Gertrude Stein's Mrs. Reynolds. The book, written in France, completed in the summer of 1942 and sent to Bennett Cerf via a friend in Sweden, contains an "Epilogue" by Stein, who says: "This book is an effort to show the way anybody could feel these years. It is a perfectly ordinary couple [Mr. and Mrs. Reynolds] living an ordinary life and having ordinary conversations .... There is nothing historical about this book except the state of mind."
Reading the novel, we might feel a temptation to watch it unfurl in the mind like a black-and-white documentary, Gertrude Stein and Alice Toklas walking in gardens, cutting roses, listening for news over the radio. But Stein's remarks mean that she wants us to see her -- creating. Mr. and Mrs. Reynolds walk in the garden only in a fictional world. This creative act -- she wants us to see -- kept her going. And the act -- of creative reading of Mrs. Reynolds -- can keep us going, as well.
The talk of the novel, the "ordinary conversations," seem over and over to come in just as the narrator has delivered news that a soldier-neighbor has died, or the clouds gather, or some new or unwelcome or uncertain thing has intruded. And they are lovely, sweet, and funny things, these conversations: "they often talked about dates in cakes and they often talked about bread in soup, they also often talked about eggs and butter but most often of all they talked about guinea hens and geese" (p. 10 of the Sun & Moon Classics edition). These foods, even for the (real) women (who were) living in a small agricultural community (the author and her wife lived in the Ain in France), must mostly have been out of reach. Bread was available, certainly. But dates? Butter? Perhaps, now and then, a guinea hen or a goose might be tucked under the arm of a good friend, but much of what Mr. and Mrs. Reynolds discuss is ... imaginary. In another, later, conversation, we hear this more firmly: "I would like said Mrs. Reynolds to have a roast chicken roasted with lots of butter and I would like to see a city said Mrs. Reynolds and Mr. Reynolds said let us go to bed and he meant what he said and they went to bed" (244). The characters are waiting, waiting for news, waiting for arrivals, departures, friends, soldiers, food, and ... they have no power. A distant but frequently-mentioned character, Angel Harper, an apparent stand-in for Adolph Hitler, is given a life ... with details (and a childhood and wishes and a strange kind of innocence) by the narrator and the Reynoldses. And against threats from the outside world comes Saint Odile and superstition. There is a good deal of mention of readiness ... and age ... and days of the week ... Chaos in this novel means not having details add up ... order and pleasure comes when they do: "Who has beautiful hands said Mrs. Reynolds and he said the mason had beautiful hands, and indeed the mason did have beautiful hands which was what made him a good working mason" (137). But while there are many times when the details will not co-operate, there are small victories where the life seems so ... normal (once again).

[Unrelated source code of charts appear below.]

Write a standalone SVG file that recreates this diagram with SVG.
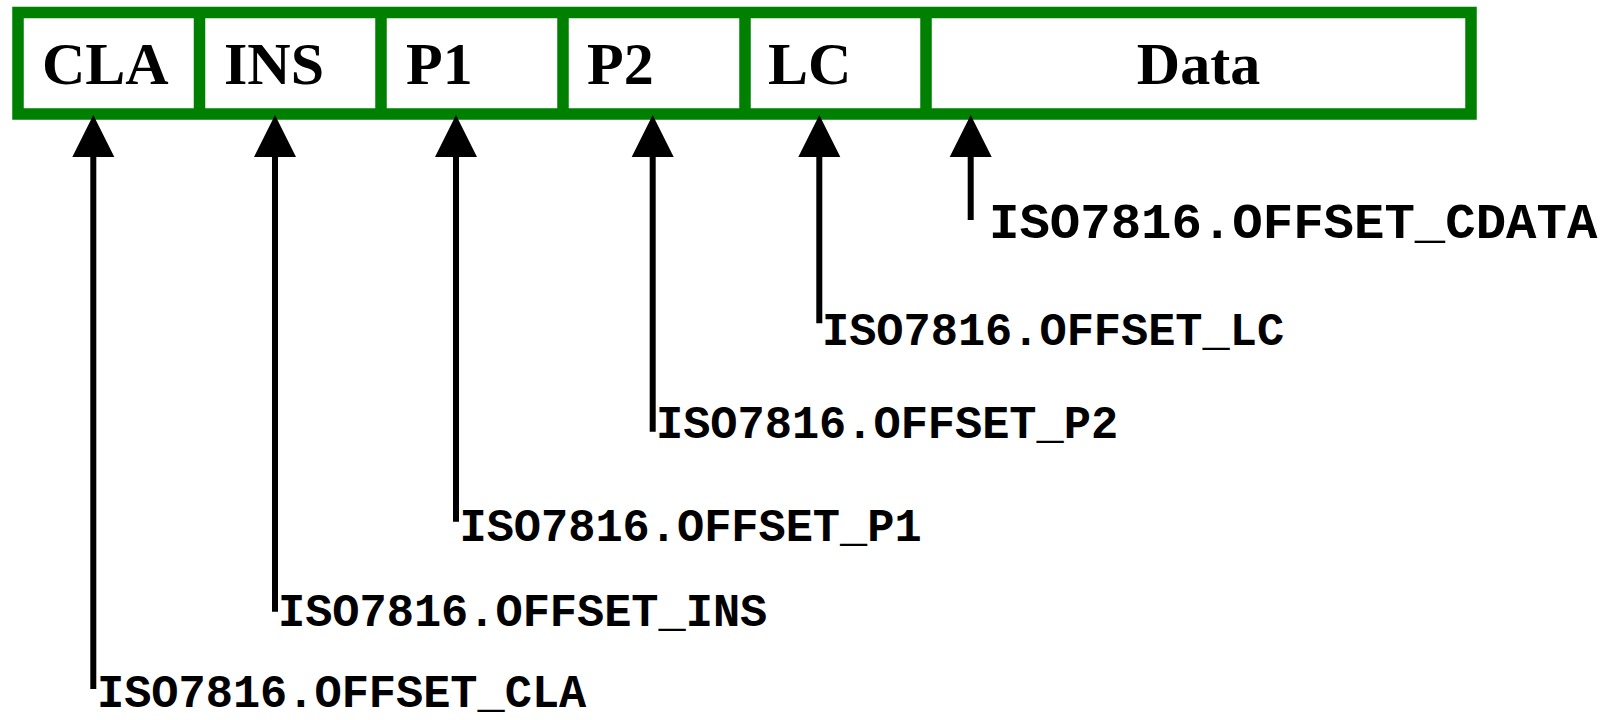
<svg xmlns="http://www.w3.org/2000/svg" width="1608" height="720" viewBox="0 0 1608 720">
<style>
.frame{fill:#fff;stroke:#008000;stroke-width:11.5}
.div{stroke:#008000;stroke-width:11.5}
.cell{font-family:"Liberation Serif","Times New Roman",serif;font-weight:bold;font-size:60px;fill:#000}
.lbl{font-family:"Liberation Mono","Courier New",monospace;font-weight:bold;font-size:45.3px;fill:#000}
.big{font-size:50.7px}
.shaft{stroke:#000;stroke-width:6;fill:none}
.head{fill:#000}
</style>
<rect width="1608" height="720" fill="#fff"/>
<g id="apdu">
<rect class="frame" x="18" y="12.5" width="1453" height="101.5"/>
<line class="div" x1="199.5" y1="12.5" x2="199.5" y2="114"/>
<line class="div" x1="381" y1="12.5" x2="381" y2="114"/>
<line class="div" x1="563" y1="12.5" x2="563" y2="114"/>
<line class="div" x1="745" y1="12.5" x2="745" y2="114"/>
<line class="div" x1="926" y1="12.5" x2="926" y2="114"/>
</g>
<g id="cla"><text class="cell" x="42" y="84">CLA</text></g>
<g id="ins"><text class="cell" x="224" y="84">INS</text></g>
<g id="p1"><text class="cell" x="406" y="84">P1</text></g>
<g id="p2"><text class="cell" x="587" y="84">P2</text></g>
<g id="lc"><text class="cell" x="768" y="84">LC</text></g>
<g id="data"><text class="cell" x="1198.5" y="84" text-anchor="middle">Data</text></g>
<g id="connectors">
<line class="shaft" x1="93.3" y1="150" x2="93.3" y2="689"/>
<polygon class="head" points="93.3,115 72.3,157 114.3,157"/>
<line class="shaft" x1="275" y1="150" x2="275" y2="611.7"/>
<polygon class="head" points="275,115 254,157 296,157"/>
<line class="shaft" x1="456" y1="150" x2="456" y2="521.7"/>
<polygon class="head" points="456,115 435,157 477,157"/>
<line class="shaft" x1="652.7" y1="150" x2="652.7" y2="431.7"/>
<polygon class="head" points="652.7,115 631.7,157 673.7,157"/>
<line class="shaft" x1="819.3" y1="150" x2="819.3" y2="323.3"/>
<polygon class="head" points="819.3,115 798.3,157 840.3,157"/>
<line class="shaft" x1="970.7" y1="150" x2="970.7" y2="220"/>
<polygon class="head" points="970.7,115 949.7,157 991.7,157"/>
</g>
<g id="labels">
<text class="lbl" x="97" y="707">ISO7816.OFFSET_CLA</text>
<text class="lbl" x="278" y="626">ISO7816.OFFSET_INS</text>
<text class="lbl" x="459.5" y="541">ISO7816.OFFSET_P1</text>
<text class="lbl" x="656" y="437.5">ISO7816.OFFSET_P2</text>
<text class="lbl" x="822" y="344.5">ISO7816.OFFSET_LC</text>
<text class="lbl big" x="989" y="237.5">ISO7816.OFFSET_CDATA</text>
</g>
</svg>
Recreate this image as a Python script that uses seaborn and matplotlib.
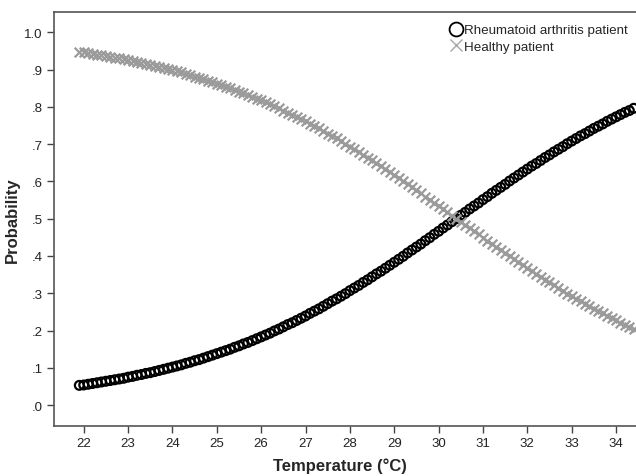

I think the book centers on the power of the imagination. There was no end in sight to the war in 1942, and yet the novel's characters calm themselves: "she said she liked walnuts and she said she liked quinces only there was no sugar and she said she liked eggs only there were no eggs and she said she was going home to dinner and she went home to dinner and that night they had a very good dinner a very good dinner indeed, yes indeed said Mrs. Reynolds and Mr. Reynolds said yes and then they were very quiet and it began to rain very pleasantly and they were neither too warm nor too cold and then they went to bed" (323).